Configure Hadoop as Dataphin Compute Engine via EMR or CDH - Dataphin

Before initiating data development in a project space, it is necessary to configure the Dataphin instance's compute engine. Once configured, the system allows the addition of corresponding compute resources to the project space, thus providing essential computing and storage capabilities. This topic describes the steps to set Hadoop as the compute engine in the Dataphin system.

Prerequisites

The system metadata initialization must be complete. For more information, see using Hadoop as the metadata warehouse compute engine for metadata warehouse initialization.

Procedure

Log on to the Dataphin console with a super administrator account.
Navigate to Management Center > System Settings from the top menu bar on the Dataphin home page.

In the Compute Settings section, select a Hadoop type compute engine and configure its parameters.

Hadoop-based compute engines include Alibaba Cloud E-MapReduce 3.x, Alibaba Cloud E-MapReduce 5.x, and CDH 5.x.

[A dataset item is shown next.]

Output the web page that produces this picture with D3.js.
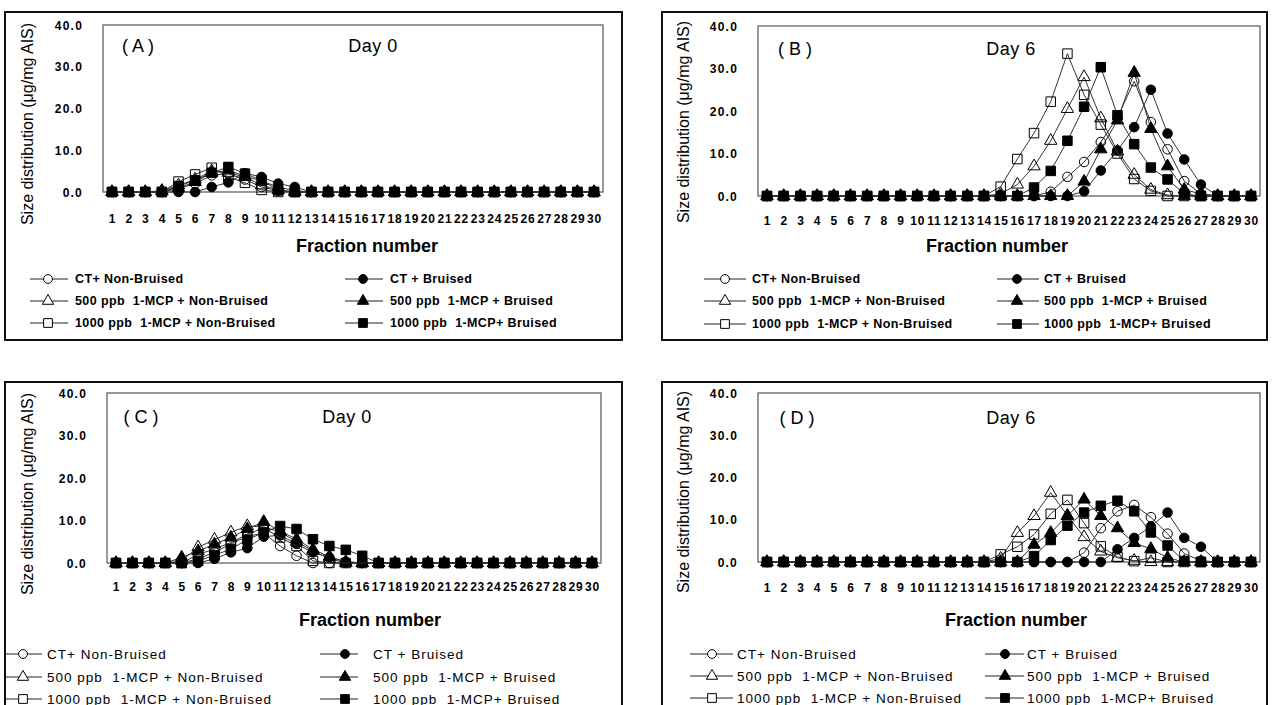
<!DOCTYPE html>
<head>
  <title>Size distribution by fraction number</title>
  <style>
    body { margin: 0; background: #fff; }
    svg { display: block; font-family: "Liberation Sans", Arial, sans-serif; }
    text { white-space: pre; }
  </style>
</head>
<body>
<script src="https://cdn.jsdelivr.net/npm/d3@7/dist/d3.min.js"></script>
<script>
// fractions and y ticks
var fractions = [1,2,3,4,5,6,7,8,9,10,11,12,13,14,15,16,17,18,19,20,21,22,23,24,25,26,27,28,29,30];
var yTicks = [0, 10, 20, 30, 40];
var seriesNames = ["CT+ Non-Bruised", "CT + Bruised",
  "500 ppb  1-MCP + Non-Bruised", "500 ppb  1-MCP + Bruised",
  "1000 ppb  1-MCP + Non-Bruised", "1000 ppb  1-MCP+ Bruised"];
var panelLetters = ["( A )", "( B )", "( C )", "( D )"];
var panelDays = ["Day 0", "Day 6", "Day 0", "Day 6"];

// (A) day 0
var A_ctNB = [0,0,0,0,0.8,2.0,4.0,4.4,3.0,1.2, 0.3,0,0,0,0,0,0,0,0,0, 0,0,0,0,0,0,0,0,0,0];
var A_ctB  = [0,0,0,0,0,0,1.2,2.3,4.5,3.6, 2.0,1.2,0,0,0,0,0,0,0,0, 0,0,0,0,0,0,0,0,0,0];
var A_tNB  = [0,0,0,0.3,1.6,3.0,5.0,4.6,3.6,1.6, 0.5,0,0,0,0,0,0,0,0,0, 0,0,0,0,0,0,0,0,0,0];
var A_tB   = [0,0,0,0.2,1.0,2.4,4.6,5.2,3.8,2.6, 1.2,0.3,0,0,0,0,0,0,0,0, 0,0,0,0,0,0,0,0,0,0];
var A_sNB  = [0,0,0,0,2.5,4.2,5.8,3.6,2.2,0.5, 0,0,0,0,0,0,0,0,0,0, 0,0,0,0,0,0,0,0,0,0];
var A_sB   = [0,0,0,0,1.4,2.8,4.6,6.0,4.4,2.8, 0.4,0,0,0,0,0,0,0,0,0, 0,0,0,0,0,0,0,0,0,0];

// (B) day 6
var B_ctNB = [0,0,0,0,0,0,0,0,0,0, 0,0,0,0,0,0,0,1.0,4.5,8.0, 12.7,18.5,27.0,17.4,11.0,3.5,0.5,0,0,0];
var B_ctB  = [0,0,0,0,0,0,0,0,0,0, 0,0,0,0,0,0,0,0,0,1.1, 6.0,10.7,16.2,25.0,14.7,8.6,2.7,0,0,0];
var B_tNB  = [0,0,0,0,0,0,0,0,0,0, 0,0,0,0,0.5,2.7,7.0,13.0,20.5,28.0, 18.3,10.5,5.0,1.5,0.2,0,0,0,0,0];
var B_tB   = [0,0,0,0,0,0,0,0,0,0, 0,0,0,0,0,0,0,0,0,3.4, 11.0,17.8,29.0,15.8,7.0,1.5,0.5,0,0,0];
var B_sNB  = [0,0,0,0,0,0,0,0,0,0, 0,0,0,0,2.2,8.7,14.8,22.2,33.5,23.8, 16.8,10.0,4.0,1.2,0,0,0,0,0,0];
var B_sB   = [0,0,0,0,0,0,0,0,0,0, 0,0,0,0,0,0,2.0,5.9,13.0,21.0, 30.3,19.0,12.2,6.7,3.9,0.5,0,0,0,0];

// (C) day 0
var C_ctNB = [0,0,0,0,0,1.0,2.5,4.5,6.3,7.0, 4.0,1.7,0,0,0,0,0,0,0,0, 0,0,0,0,0,0,0,0,0,0];
var C_ctB  = [0,0,0,0,0,0,1.0,2.5,3.5,6.2, 6.5,4.5,2.5,1.3,0.3,0,0,0,0,0, 0,0,0,0,0,0,0,0,0,0];
var C_tNB  = [0,0,0,0,0.5,3.7,5.5,7.2,8.7,8.5, 7.3,5.0,2.9,1.0,0,0,0,0,0,0, 0,0,0,0,0,0,0,0,0,0];
var C_tB   = [0,0,0,0,1.3,2.8,4.4,6.0,8.0,9.7, 7.5,5.6,3.2,1.5,0.3,0,0,0,0,0, 0,0,0,0,0,0,0,0,0,0];
var C_sNB  = [0,0,0,0,0,2.0,3.3,4.8,6.8,8.2, 6.0,4.0,0.5,0,0,0,0,0,0,0, 0,0,0,0,0,0,0,0,0,0];
var C_sB   = [0,0,0,0,0,0.5,1.8,3.3,5.5,7.2, 8.7,8.0,5.6,4.0,3.1,1.7,0,0,0,0, 0,0,0,0,0,0,0,0,0,0];

// (D) day 6
var D_ctNB = [0,0,0,0,0,0,0,0,0,0, 0,0,0,0,0,0,0,0,0,2.2, 8.0,12.0,13.5,10.6,6.7,2.0,0.3,0,0,0];
var D_ctB  = [0,0,0,0,0,0,0,0,0,0, 0,0,0,0,0,0,0,0,0,0, 0,3.0,5.7,8.4,11.7,5.7,3.6,0,0,0];
var D_tNB  = [0,0,0,0,0,0,0,0,0,0, 0,0,0,0,0.8,6.9,10.9,16.4,11.0,5.9, 2.5,1.0,0.3,0,0,0,0,0,0,0];
var D_tB   = [0,0,0,0,0,0,0,0,0,0, 0,0,0,0,0,0,4.1,6.9,10.9,14.8, 10.9,8.0,4.5,3.1,1.0,0,0,0,0,0];
var D_sNB  = [0,0,0,0,0,0,0,0,0,0, 0,0,0,0,1.8,3.6,6.5,11.4,14.7,9.2, 3.7,1.2,0.2,1.0,0,0,0,0,0,0];
var D_sB   = [0,0,0,0,0,0,0,0,0,0, 0,0,0,0,0,0,1.4,5.2,8.6,11.7, 13.3,14.5,12.0,7.0,3.9,0.2,0,0,0,0];

var panelSeries = [
  [A_ctNB, A_ctB, A_tNB, A_tB, A_sNB, A_sB],
  [B_ctNB, B_ctB, B_tNB, B_tB, B_sNB, B_sB],
  [C_ctNB, C_ctB, C_tNB, C_tB, C_sNB, C_sB],
  [D_ctNB, D_ctB, D_tNB, D_tB, D_sNB, D_sB]
];

// marker look for each series: shape, filled?
var shapes = [d3.symbolCircle, d3.symbolCircle, d3.symbolTriangle, d3.symbolTriangle, d3.symbolSquare, d3.symbolSquare];
var shapeSize = [72, 72, 66, 66, 90, 90];
var filled = [false, true, false, true, false, true];

// panel placement
var layout = [
  {box: [5, 12, 617, 328], l: 103, t: 25, r: 603, b: 192, ylabX: 27, ylabY: 124, tickY: 220, titleX: 367, titleY: 246,
   legY: [279, 301, 323], cols: [[30, 68, 48, 75], [345, 383, 363, 390]], letterX: 138, dayX: 373, headY: 46, top: true},
  {box: [662, 12, 605, 328], l: 758, t: 26, r: 1260, b: 196, ylabX: 683, ylabY: 122, tickY: 222, titleX: 997, titleY: 246,
   legY: [279, 301, 324], cols: [[704, 746, 725, 752], [997, 1039, 1017, 1044]], letterX: 795, dayX: 1011, headY: 49, top: true},
  {box: [5, 382, 617, 330], l: 107, t: 393, r: 601, b: 563, ylabX: 27, ylabY: 494, tickY: 588, titleX: 370, titleY: 620,
   legY: [654, 677, 699], cols: [[6, 42, 23, 47], [320, 358, 345, 373]], letterX: 141, dayX: 347, headY: 417, top: false},
  {box: [662, 382, 605, 330], l: 758, t: 393, r: 1260, b: 562, ylabX: 683, ylabY: 492, tickY: 589, titleX: 1016, titleY: 620,
   legY: [654, 676, 698], cols: [[690, 733, 712, 737], [985, 1024, 1005, 1027]], letterX: 797, dayX: 1011, headY: 418, top: false}
];

var svg = d3.select("body").append("svg")
    .attr("width", 1272)
    .attr("height", 705);

layout.forEach(function (p, k) {
  var g = svg.append("g");
  var x = d3.scaleLinear().domain([1, 30]).range([p.l + 9, p.r - 9]);
  var y = d3.scaleLinear().domain([0, 40]).range([p.b, p.t]);

  // outer frame and plot frame
  g.append("rect")
      .attr("x", p.box[0]).attr("y", p.box[1])
      .attr("width", p.box[2]).attr("height", p.box[3])
      .attr("fill", "none").attr("stroke", "#111").attr("stroke-width", 2);
  g.append("rect")
      .attr("x", p.l).attr("y", p.t)
      .attr("width", p.r - p.l).attr("height", p.b - p.t)
      .attr("fill", "none").attr("stroke", "#555").attr("stroke-width", 1.2);

  // y tick labels
  var ya = g.append("g").attr("transform", "translate(" + (p.l - 20) + ",0)")
      .call(d3.axisLeft(y).tickValues(yTicks).tickSize(0).tickPadding(0).tickFormat(d3.format(".1f")));
  ya.select(".domain").remove();
  ya.attr("font-family", null).attr("font-size", 12).attr("font-weight", "bold");
  ya.selectAll("text").attr("dy", "0.35em").style("letter-spacing", "1.2px");

  // x tick labels
  var xa = g.append("g").attr("transform", "translate(0," + (p.tickY - 6) + ")")
      .call(d3.axisBottom(x).tickValues(fractions).tickSize(0).tickPadding(0).tickFormat(d3.format("d")));
  xa.select(".domain").remove();
  xa.attr("font-family", null).attr("font-size", 12).attr("font-weight", "bold");
  xa.selectAll("text").style("letter-spacing", "0.8px");

  // axis titles
  g.append("text")
      .attr("transform", "translate(" + p.ylabX + "," + p.ylabY + ") rotate(-90)")
      .attr("text-anchor", "middle")
      .attr("dominant-baseline", "central")
      .style("font-size", "16px")
      .text("Size distribution (\u03bcg/mg AIS)");
  g.append("text")
      .attr("x", p.titleX).attr("y", p.titleY)
      .attr("text-anchor", "middle")
      .attr("dominant-baseline", "central")
      .style("font-size", "18px").style("font-weight", "bold")
      .text("Fraction number");

  // panel letter and day
  g.append("text")
      .attr("x", p.letterX).attr("y", p.headY)
      .attr("text-anchor", "middle").attr("dominant-baseline", "central")
      .style("font-size", "18px")
      .text(panelLetters[k]);
  g.append("text")
      .attr("x", p.dayX).attr("y", p.headY)
      .attr("text-anchor", "middle").attr("dominant-baseline", "central")
      .style("font-size", "18px").style("letter-spacing", "0.5px")
      .text(panelDays[k]);

  // series lines then markers
  var line = d3.line()
      .x(function (d, i) { return x(fractions[i]); })
      .y(function (d) { return y(d); });

  panelSeries[k].forEach(function (vals, s) {
    g.append("path")
        .attr("d", line(vals))
        .attr("fill", "none")
        .attr("stroke", "#333")
        .attr("stroke-width", 1);
    g.selectAll(null).data(vals).enter().append("path")
        .attr("transform", function (d, i) { return "translate(" + x(fractions[i]) + "," + y(d) + ")"; })
        .attr("d", d3.symbol().type(shapes[s]).size(shapeSize[s]))
        .attr("fill", filled[s] ? "#000" : "none")
        .attr("stroke", "#000")
        .attr("stroke-width", 1);
  });

  // legend
  seriesNames.forEach(function (name, s) {
    var c = p.cols[s % 2], ly = p.legY[Math.floor(s / 2)];
    g.append("line")
        .attr("x1", c[0]).attr("x2", c[1]).attr("y1", ly).attr("y2", ly)
        .attr("stroke", "#222").attr("stroke-width", 1);
    g.append("path")
        .attr("transform", "translate(" + c[2] + "," + ly + ")")
        .attr("d", d3.symbol().type(shapes[s]).size(shapeSize[s] * 0.85))
        .attr("fill", filled[s] ? "#000" : "#fff")
        .attr("stroke", "#000");
    g.append("text")
        .attr("x", c[3]).attr("y", ly)
        .attr("dominant-baseline", "central")
        .style("font-size", p.top ? "12.5px" : "13.5px")
        .style("font-weight", p.top ? "bold" : "normal")
        .style("letter-spacing", p.top ? "0.4px" : "1px")
        .text(name);
  });
});
</script>
</body>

Hadoop, CDH6.x, Cloudera Data Platform 7.x, and Huawei FusionInsight 8.x

Hadoop and AsiaInfo DP5.3 Hadoop.

Note

If you set the compute engine to Aliyun E-MapReduce 3.x Hadoop, Aliyun E-MapReduce 5.x Hadoop, CDH 5.x Hadoop, CDH 6.x Hadoop, Cloudera Data Platform 7.x, AsiaInfo DP5.3 Hadoop, or Huawei FusionInsight 8.x Hadoop, you only need to select the offline computing engine type. You do not need to configure the other parameters. After you save the compute engine type, click Configure Compute Cluster to add or configure a Hadoop cluster on the Planning > Compute Source > Manage Hadoop Cluster page.

Parameter	Description
NameNode	Hadoop allows the addition of multiple HDFS connection URLs within the same cluster. Metadata acquisition is successful as long as one URL is verified. For example, `host=192.xxx.xx.xxx,webUiPort=500xxx,ipcPort=80xx`.
Execution Engine	Choose the compute execution engine that best fits your business needs.

Click Save.

What to do next

Once the compute engine for the Dataphin instance is configured, the system enables the addition of corresponding compute resources to the newly created project space, thereby providing necessary computing and storage capabilities. For guidance on creating a project space and incorporating compute resources, see creating a general project.